No!’ bellowed Noleen again, if an official bellow can be that high-pitched.

‘There’s no need to shout,’ I told her. ‘We’re supposed to staying calm, remember.’

‘So don’t drive me up the fricking wall and out through the fricking chimney, blathering on about fricking fruit!’

‘It’s just-’ I tried. But there was no way to explain it to someone who didn’t see it. I couldn’t not see it. On the many surfaces around the kitchen of the owners’ flat at the Last Ditch Motel, where Noleen and I were currently incarcerated, there were – and I will try not to miss anything out, but I can’t promise: a vat of Mexican wedding soup big enough to drown the entire bridal party except that it was so thick everyone could walk across it to the edge of the pot even in stilettoes; two commercial (surely) bakers’ trays of rolls that smelled like cakes and definitely had sugar on the top; three washing-up-basin-sized bowls of alleged mashed potato which were actually cream and melted butter held together with just enough potato starch to mean you’d need a spoon to serve them rather than just a jug with a spout; three similarly-sized bowls of mashed yams reeking of what I hoped was nutmeg but feared was cinnamon and topped with full-sized burnt marshmallows i.e. not the dinky ones from cups of cocoa but ones you’d have to bite in half or risk needing a Heimlich if you breathed while chewing; a casserole dish (apparently – my first guess had been paddling pool) of stuffing (apparently – my first guess, having seen the cranberries, walnuts, and orange peel, had been cake-mix); a wheelbarrow without its wheels (Noleen called it a dish, but seriously) of pure, cheese-topped, butter-slicked extra-thick cream which allegedly had onions and green beans iunder the surface; five shoe-box-sized tureens full of jam which I was supposed to call sauce; and of course a mysterious object roughly the size of a suitcase too big to carry on, which was probably a turkey, but couldn’t be identified since every square inch of it was wrapped in bacon and it smelled only of maple syrup from the cake crumbs (supposedly breadcrumbs, but I’ve watched every episode of bread week in that tent and this was cake) bursting out of it like a baking soda volcano at both ends.

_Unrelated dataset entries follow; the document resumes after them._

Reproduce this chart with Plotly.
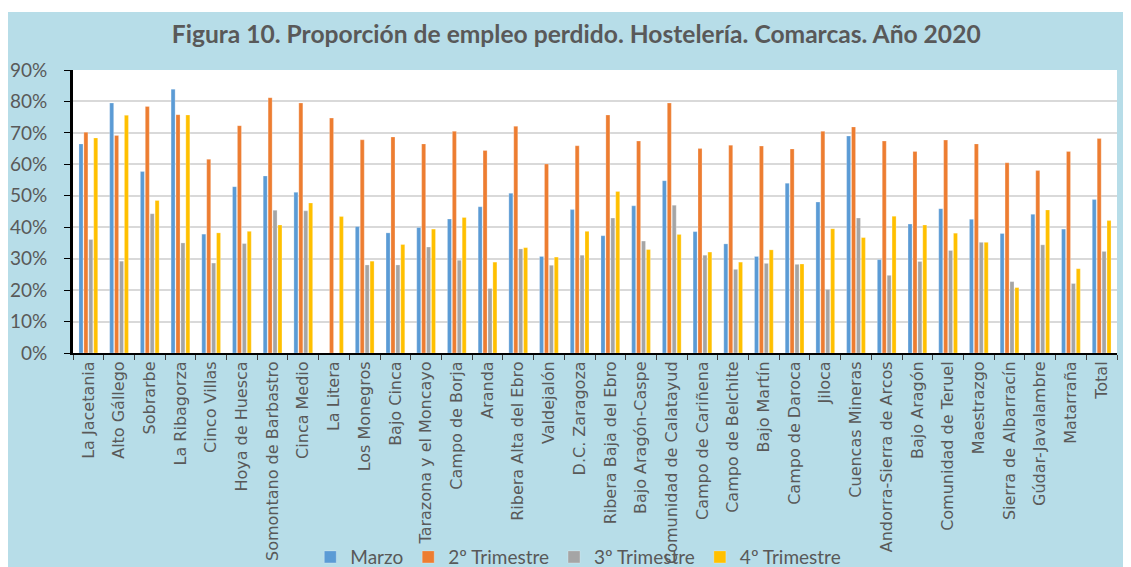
import plotly.graph_objects as go

comarcas = ["La Jacetania", "Alto Gállego", "Sobrarbe", "La Ribagorza", "Cinco Villas",
            "Hoya de Huesca", "Somontano de Barbastro", "Cinca Medio", "La Litera",
            "Los Monegros", "Bajo Cinca", "Tarazona y el Moncayo", "Campo de Borja",
            "Aranda", "Ribera Alta del Ebro", "Valdejalón", "D.C. Zaragoza",
            "Ribera Baja del Ebro", "Bajo Aragón-Caspe", "Comunidad de Calatayud",
            "Campo de Cariñena", "Campo de Belchite", "Bajo Martín", "Campo de Daroca",
            "Jiloca", "Cuencas Mineras", "Andorra-Sierra de Arcos", "Bajo Aragón",
            "Comunidad de Teruel", "Maestrazgo", "Sierra de Albarracín",
            "Gúdar-Javalambre", "Matarraña", "Total"]

marzo = [66.5, 79.5, 57.7, 83.9, 37.8, 52.9, 56.3, 51.1, -0.7, 40.2, 38.2, 39.9, 42.6,
         46.5, 50.8, 30.7, 45.6, 37.3, 46.8, 54.8, 38.6, 34.7, 30.7, 54.0, 48.0, 69.0,
         29.7, 41.0, 45.9, 42.5, 38.0, 44.1, 39.4, 48.8]
trim2 = [70.2, 69.2, 78.4, 75.8, 61.6, 72.3, 81.2, 79.5, 74.7, 67.8, 68.7, 66.5, 70.5,
         64.4, 72.1, 60.1, 65.9, 75.7, 67.4, 79.5, 65.0, 66.1, 65.8, 64.9, 70.5, 71.9,
         67.4, 64.1, 67.7, 66.5, 60.5, 58.0, 64.1, 68.2]
trim3 = [36.1, 29.2, 44.3, 35.0, 28.6, 34.8, 45.4, 45.2, -0.7, 28.0, 28.0, 33.7, 29.5,
         20.5, 33.1, 27.9, 31.1, 42.9, 35.6, 47.0, 31.1, 26.6, 28.5, 28.2, 20.2, 42.9,
         24.7, 29.1, 32.6, 35.2, 22.7, 34.4, 22.1, 32.3]
trim4 = [68.4, 75.6, 48.5, 75.7, 38.2, 38.7, 40.7, 47.7, 43.4, 29.2, 34.5, 39.4, 43.1,
         28.9, 33.5, 30.5, 38.7, 51.4, 32.9, 37.7, 32.1, 28.9, 32.8, 28.3, 39.5, 36.7,
         43.5, 40.7, 38.1, 35.2, 20.8, 45.5, 26.8, 42.1]

series = [("Marzo", marzo, "#5B9BD5"), ("2º Trimestre", trim2, "#ED7D31"),
          ("3º Trimestre", trim3, "#A5A5A5"), ("4º Trimestre", trim4, "#FFC000")]

yticks = [0, 10, 20, 30, 40, 50, 60, 70, 80, 90]
ytick_labels = [f"{v}%" for v in yticks]

fig = go.Figure()
for name, vals, col in series:
    fig.add_trace(go.Bar(x=comarcas, y=vals, name=name, marker_color=col,
                         marker_line=dict(color="rgba(255,255,255,0.5)", width=0.5),
                         cliponaxis=False))

# thin white strip along the top edge
fig.add_shape(type="rect", xref="paper", yref="paper", x0=-0.1, x1=1.1,
              y0=1.205, y1=1.25, fillcolor="white", line_width=0, layer="above")

fig.update_layout(
    width=1123, height=559,
    paper_bgcolor="#B7DDE8", plot_bgcolor="white",
    margin=dict(l=65, r=14, t=62, b=214, autoexpand=False),
    barmode="group", bargap=0.36, bargroupgap=0.18,
    title=dict(text="<b>Figura 10. Proporción de empleo perdido. Hostelería. Comarcas. Año 2020</b>",
               x=0.506, xanchor="center", y=0.952, yanchor="middle",
               font=dict(family="Lato", size=24.6, color="#595959")),
    font=dict(family="Lato", color="#595959"),
    legend=dict(orientation="h", x=0.484, xanchor="center", y=-0.721, yanchor="middle",
                font=dict(family="Lato", size=19, color="#595959"),
                bgcolor="rgba(0,0,0,0)", itemwidth=30, tracegroupgap=0),
    xaxis=dict(tickangle=-90, tickfont=dict(family="DejaVu Sans", size=16, color="#595959"),
               showline=True, linecolor="black", linewidth=2, ticks="outside",
               tickson="boundaries", tickcolor="#404040", ticklen=5, showgrid=False,
               layer="below traces"),
    yaxis=dict(range=[0, 90], tickvals=yticks, ticktext=ytick_labels,
               tickfont=dict(family="Lato", size=19, color="#595959"),
               showline=True, linecolor="black", linewidth=3, ticks="outside",
               tickcolor="black", ticklen=6, ticklabelstandoff=13,
               gridcolor="#D9D9D9", gridwidth=2, zeroline=False),
)

fig.write_html("out.html")
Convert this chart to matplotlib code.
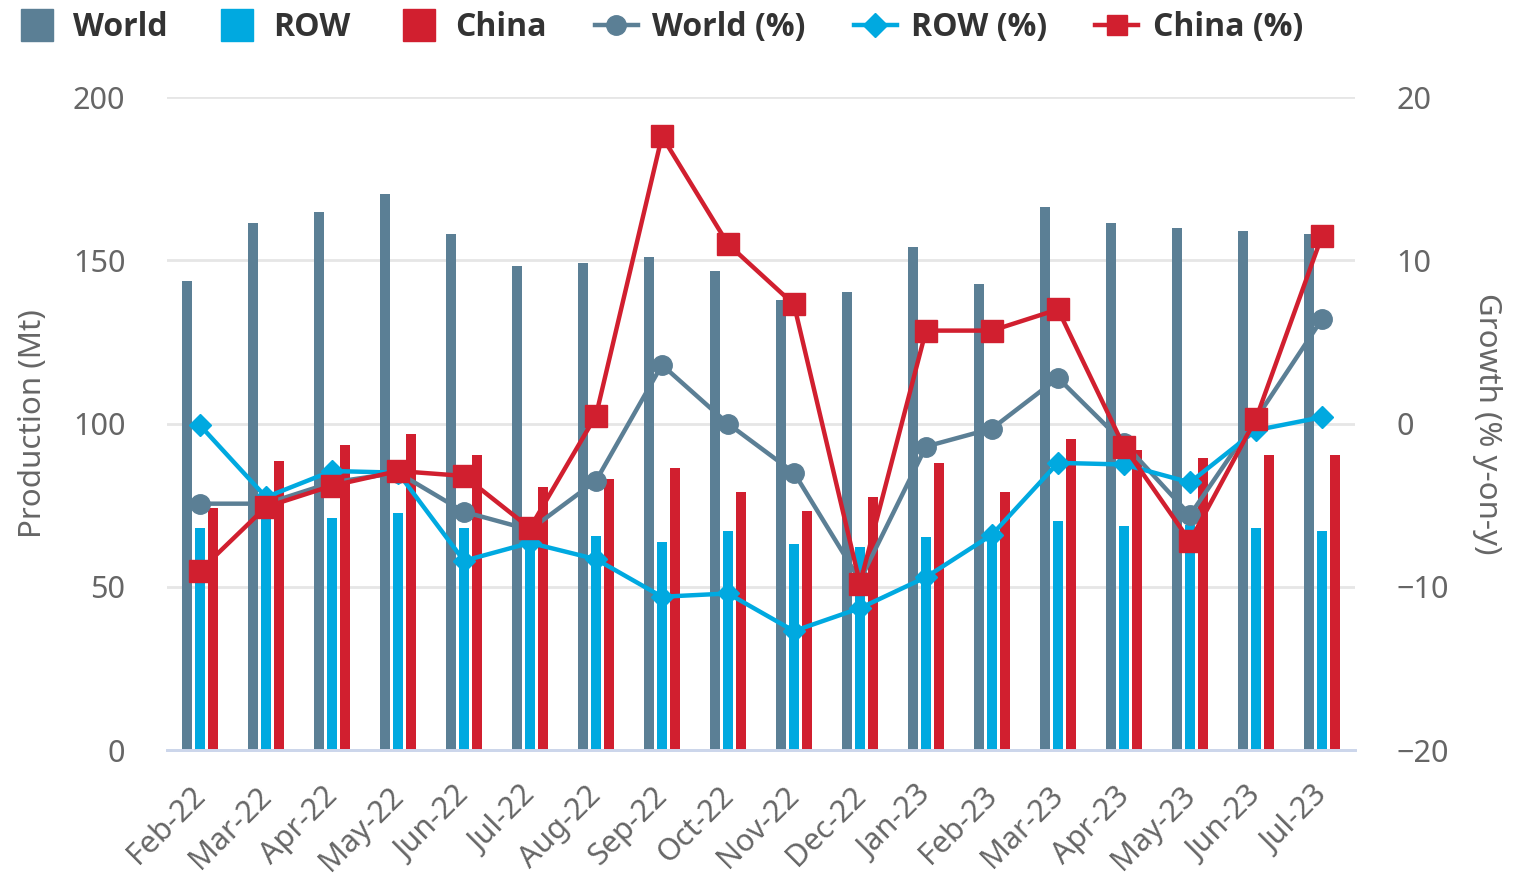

So it seemed to me that if we were going to eat sliceable soup, followed by whole cakes, crumbled cakes, cheese, butter, cream, marshmallows, jam and maple syrup with a little meat and veg as a kind of garnish, maybe we needed a lighter alternative to the five pies that were perched all around, on the breakfast bar, on both breakfast bar stools, in a trio on the windowsill, in the- Hang, on that’s six. There was a pumpkin pie on the breakfast bar, two pecan pies on the stools, a cherry lattice, a chocolate cream and a key lime on the windowsill. Yes, six. And an apple cobbler on top of the microwave. As I was saying, it seemed to me that maybe we needed a ligher alternative to seve- Eight! There was a cheesecake in the dishrack – alternative to eight – Nine! I had just spotted a peach flan by the coffeemaker – alternative to nine (and counting, because I hadn’t opened any cupboards) pies for pudding.

‘Okay,’ I said. ‘I won’t slice anything now and if anyone feels like something light I’ll hop up and do it then.’

‘No one will.’

‘I might.’

‘Ungrateful.’

‘Oh for God’s sake,’ I said.

‘Stay calm,’ said Noleen, with an infuriating smirk.

‘I’m going to go and see how they’re getting on setting the table,’ I said.

‘Of course, you are,’ said Noleen. ‘Because how could a bunch of Americans possibly set out silverware and drinking vessels to the satisfaction of Your Majesty. Why, we’d just tip the swill in the trough and get on our knees if we didn’t have you to help, wouldn’t we?’

            ‘Stay calm,’ I said, then I nipped away out of earshot before she could come back at me.



I hope everyone whipping up a feast for later today is managing to stay calmer than either of this pair.

And while I've got you. It'll be a while before this hits the shelves, but Last Ditch 4 - SCOT MIST - is out in the UK today. (And if you're elsewhere, like me, you can wait till Febraury or order it with free delivery from Blackwell's in Oxford or Amazon's very own The Book Depository.)


Cx


2 comments:

Ann said...

Happy Thanksgiving my lovely Catriona. It was very difficult but I made only one pie — pumpkin. And it contains cinnamon as well as cloves and nutmeg. The turkey is in the oven, but I can hold dinner off long enough for you to catch a flight east—Neil too of course. Bring pie. Xo

Kathy Reel said...

You are the Queen of comical description, Catriona!